Different types of sensors in the airspace engineering

In aviation, to ensure an aircraft functions effectively and safely, a plethora of complex equipment and systems are required. Electronic sensors play a huge role in aircraft. They allow for efficacious feedback of a variety of flight conditions and help measure variables such as control and navigation. A broad range of sensors is used in aviation, as you might imagine, to help operations run as smoothly as possible.

In fact, there are too many to mention in one article, so let’s take a look at some of the key sensors that are featured in airspace engineering today.

Liquid level sensors

These sensors assist with the all-important matter of fuel. They monitor fuel, oil and coolant levels. They also monitor fluid levels in wastewater reservoirs, hydraulic reservoirs and collection sumps.

Flow sensors

These work in combination with liquid level sensors and they monitor the flow rates of liquid levels in an aircraft.
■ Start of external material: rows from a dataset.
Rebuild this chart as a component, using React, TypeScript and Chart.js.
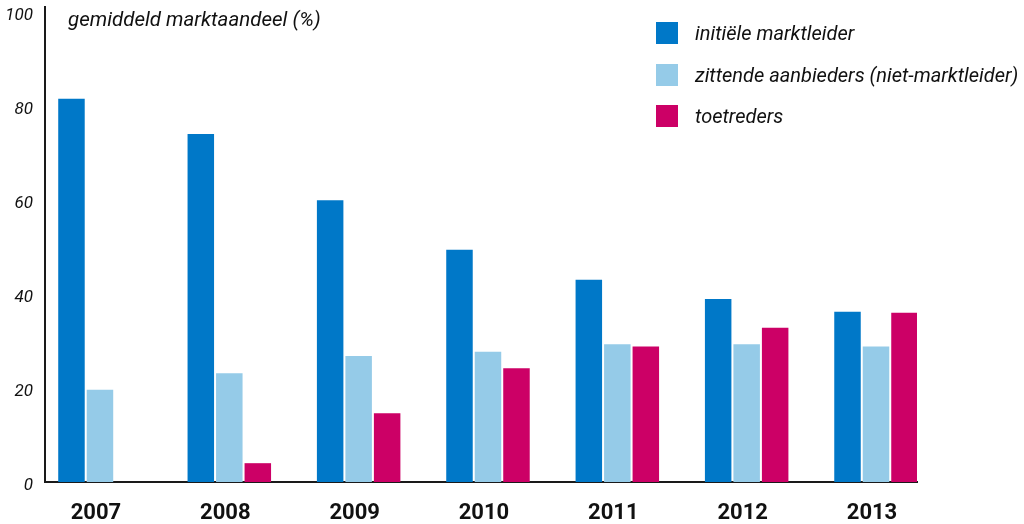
import React, { useEffect, useRef } from "react";
import { Chart, registerables } from "chart.js";

Chart.register(...registerables);

const categories = ["2007", "2008", "2009", "2010", "2011", "2012", "2013"];
const seriesLabels = [
  "initiële marktleider",
  "zittende aanbieders (niet-marktleider)",
  "toetreders",
];
const initieleMarktleider = [81.5, 74.0, 59.9, 49.4, 43.0, 38.9, 36.2];
const zittendeAanbieders = [19.6, 23.1, 26.8, 27.7, 29.3, 29.3, 28.8];
const toetreders: (number | null)[] = [null, 4.0, 14.6, 24.2, 28.8, 32.8, 36.0];
const yTickValues = [0, 20, 40, 60, 80, 100];
const yTitle = "gemiddeld marktaandeel (%)";

const seriesColors = ["#0078C8", "#95CBE8", "#CC0066"];
const seriesData = [initieleMarktleider, zittendeAanbieders, toetreders];

const FONT = "Roboto, 'Open Sans', sans-serif";

export default function App() {
  const canvasRef = useRef<HTMLCanvasElement | null>(null);

  useEffect(() => {
    if (!canvasRef.current) return;
    const chart = new Chart(canvasRef.current, {
      type: "bar",
      data: {
        datasets: seriesData.map((vals, s) => ({
          label: seriesLabels[s],
          data: vals.map((v, i) => ({ x: i, y: v })),
          backgroundColor: seriesColors[s],
          borderWidth: 0,
          categoryPercentage: 0.661,
          barPercentage: 0.93,
        })),
      },
      options: {
        animation: false,
        responsive: false,
        maintainAspectRatio: false,
        layout: { padding: { top: 7, right: 107, left: 0, bottom: 0 } },
        plugins: {
          legend: { display: false },
          tooltip: { enabled: false },
          title: { display: false },
        },
        scales: {
          x: {
            type: "linear",
            offset: false,
            min: -0.425,
            max: 6.317,
            grid: { display: false, drawTicks: false, offset: false },
            border: { display: true, color: "#1a1a1a", width: 2 },
            afterBuildTicks: (scale: any) => {
              scale.ticks = categories.map((_, i) => ({ value: i }));
            },
            afterFit: (scale: any) => {
              scale.height = 42;
              scale.paddingLeft = 0;
              scale.paddingRight = 0;
            },
            ticks: {
              padding: 18,
              labelOffset: -4,
              autoSkip: false,
              maxRotation: 0,
              color: "#111",
              font: { family: FONT, size: 22, weight: "bold" },
              callback: (value: any) => categories[Math.round(Number(value))] ?? "",
            },
          },
          y: {
            type: "linear",
            min: 0,
            max: 101,
            grid: { display: false, drawTicks: false },
            border: { display: true, color: "#1a1a1a", width: 2 },
            afterBuildTicks: (scale: any) => {
              scale.ticks = yTickValues.map((v) => ({ value: v }));
            },
            afterFit: (scale: any) => {
              scale.width = 45;
              scale.paddingTop = 0;
              scale.paddingBottom = 0;
            },
            ticks: {
              padding: 12,
              labelOffset: 4,
              color: "#111",
              font: { family: FONT, size: 17, style: "italic" },
              callback: (value: any) => String(value),
            },
          },
        },
      },
    });
    return () => chart.destroy();
  }, []);

  return (
    <div
      style={{
        position: "fixed",
        left: 0,
        top: 0,
        width: 1024,
        height: 524,
        background: "#fff",
        fontFamily: FONT,
      }}
    >
      <canvas ref={canvasRef} width={1024} height={524} style={{ display: "block" }} />
      <div
        style={{
          position: "absolute",
          left: 68,
          top: 7,
          fontSize: 20.5,
          fontStyle: "italic",
          color: "#111",
          lineHeight: "24px",
          whiteSpace: "nowrap",
        }}
      >
        {yTitle}
      </div>
      {seriesLabels.map((lab, s) => (
        <div
          key={lab}
          style={{
            position: "absolute",
            left: 656,
            top: 22 + s * 41.5,
            height: 22,
            display: "flex",
            alignItems: "center",
            whiteSpace: "nowrap",
          }}
        >
          <div style={{ width: 22, height: 22, background: seriesColors[s], marginRight: 17 }} />
          <span style={{ fontSize: 20, fontStyle: "italic", color: "#111" }}>{lab}</span>
        </div>
      ))}
    </div>
  );
}
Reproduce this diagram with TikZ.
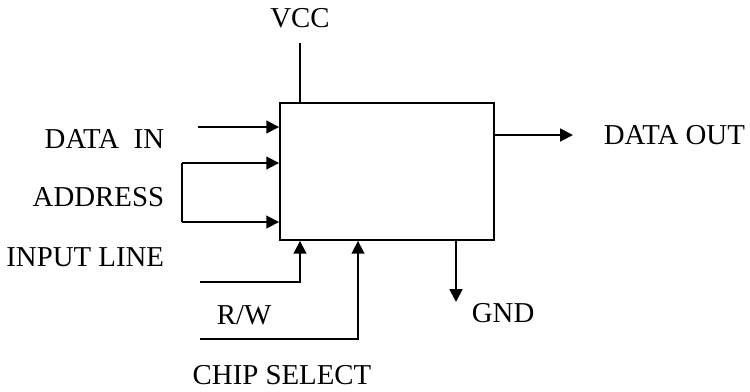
\documentclass[tikz,border=0pt]{standalone}
\usepackage{fontspec}
\setmainfont{Liberation Serif}
\usetikzlibrary{arrows.meta,positioning}
\begin{document}
\begin{tikzpicture}[x=0.025cm, y=-0.025cm, line width=1.3pt,
  every node/.style={font=\fontsize{20.5}{24}\selectfont, inner sep=0pt},
  sig/.style={-{Triangle[length=0.32cm,width=0.32cm]}}]
\useasboundingbox (0,0) rectangle (750,391);
% memory block
\node[draw, minimum width=5.35cm, minimum height=3.425cm] (mem) at (387,171.5) {};
% labels
\node (vcc) at (300,18) {VCC};
\node[anchor=east] (din) at (165,139) {DATA\ \ IN};
\node[anchor=east] (addr) at (165,197) {ADDRESS};
\node[anchor=east] (inl) at (165,257) {INPUT LINE};
\node (rw) at (244,315) {R/W};
\node (cs) at (282,375) {CHIP SELECT};
\node[anchor=west] (dout) at (603,135) {DATA OUT};
\node[anchor=west] (gnd) at (471,313) {GND};
% free ends
\coordinate (vcctop) at (300,43);
\coordinate (dinA) at (198,127);
\coordinate (adrA) at (182,163);
\coordinate (adrB) at (182,222);
\coordinate (rwA) at (200,282);
\coordinate (rwB) at (300,282);
\coordinate (csA) at (200,339);
\coordinate (csB) at (358,339);
\coordinate (doutA) at (494,135);
\coordinate (doutB) at (573,135);
\coordinate (gndA) at (456,240);
\coordinate (gndB) at (456,302);
% connectors
\draw (vcctop) -- (vcctop |- mem.north);
\draw[sig] (dinA) -- (dinA -| mem.west);
\draw[sig] (adrA) -- (adrA -| mem.west);
\draw[sig] (adrB) -- (adrB -| mem.west);
\draw (adrA) -- (adrB);
\draw[sig] (rwA) -- (rwB) -- (rwB |- mem.south);
\draw[sig] (csA) -- (csB) -- (csB |- mem.south);
\draw[sig] (doutA) -- (doutB);
\draw[sig] (gndA) -- (gndB);
\end{tikzpicture}
\end{document}
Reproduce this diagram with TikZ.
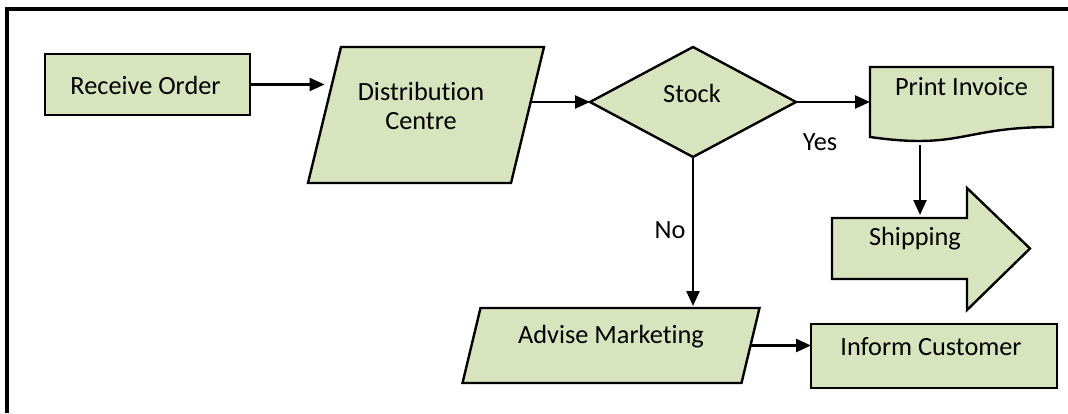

This includes the flow rate and quantities of lubricating oil and coolant fuel in bleed air systems and fuel transfer systems.

Temperature sensors

These help with observing the temperature of a range of engine parts in the aircraft. Consisting of thermometers, bi-metallic temperature gauges, ratiometers, Wheatstone bridge indicators and thermocouple temperature indicators, temperature sensors measure fuel, hydraulic oils, environmental cooling systems and refrigerants. Being able to keep an eye on whether components of an engine become too hot or cold can help detect any potential faults.

Pressure sensors

Based on a pre-set figure at the sensing location, pressure sensors allow a pilot to see whether pressure levels are above or below this figure. They monitor the pressure in raising and lowering landing gear, oxygen tanks, hydraulic systems, and braking, heating and cooling fluids.

Position sensors

These help to provide position reference, responsible for angular and rotatory measurements and movements of an aircraft. Rotary variable differential transformers (RVDT) and linear variable differential transformers (LVDT) are the most common kinds of positional sensors you will find in aircraft engineering.

Force and vibration sensors

These measure the force and torque in control systems on an aircraft, including braking systems and ailerons.


Gyroscopes allow for the measurement of angular velocity and assist with direction indication. They control flight instruments such as attitude indicators and turn indicators. As well as mechanical versions, gyroscopes can be found in a ring laser format and microelectromechanical systems (MEMS) gyroscopes.


Altimeters monitor the altitude of an aircraft by measuring static air pressure. They measure the height of a plane above a fixed level.

Magnetometers and compasses

By measuring the Earth’s magnetic field, these two sensors help indicate the direction of an aircraft.


An aircraft requires a tachometer for each of its engines. These measure the revolutions per minute (RPM) of an aeroplane engine.

In summary

To ensure an aircraft and its pilot fulfil their desired duties, it’s important to have these kinds of sensors. Measuring flight conditions allow for the accurate risk assessment, optimal control and efficient operation of these aerospace vehicles.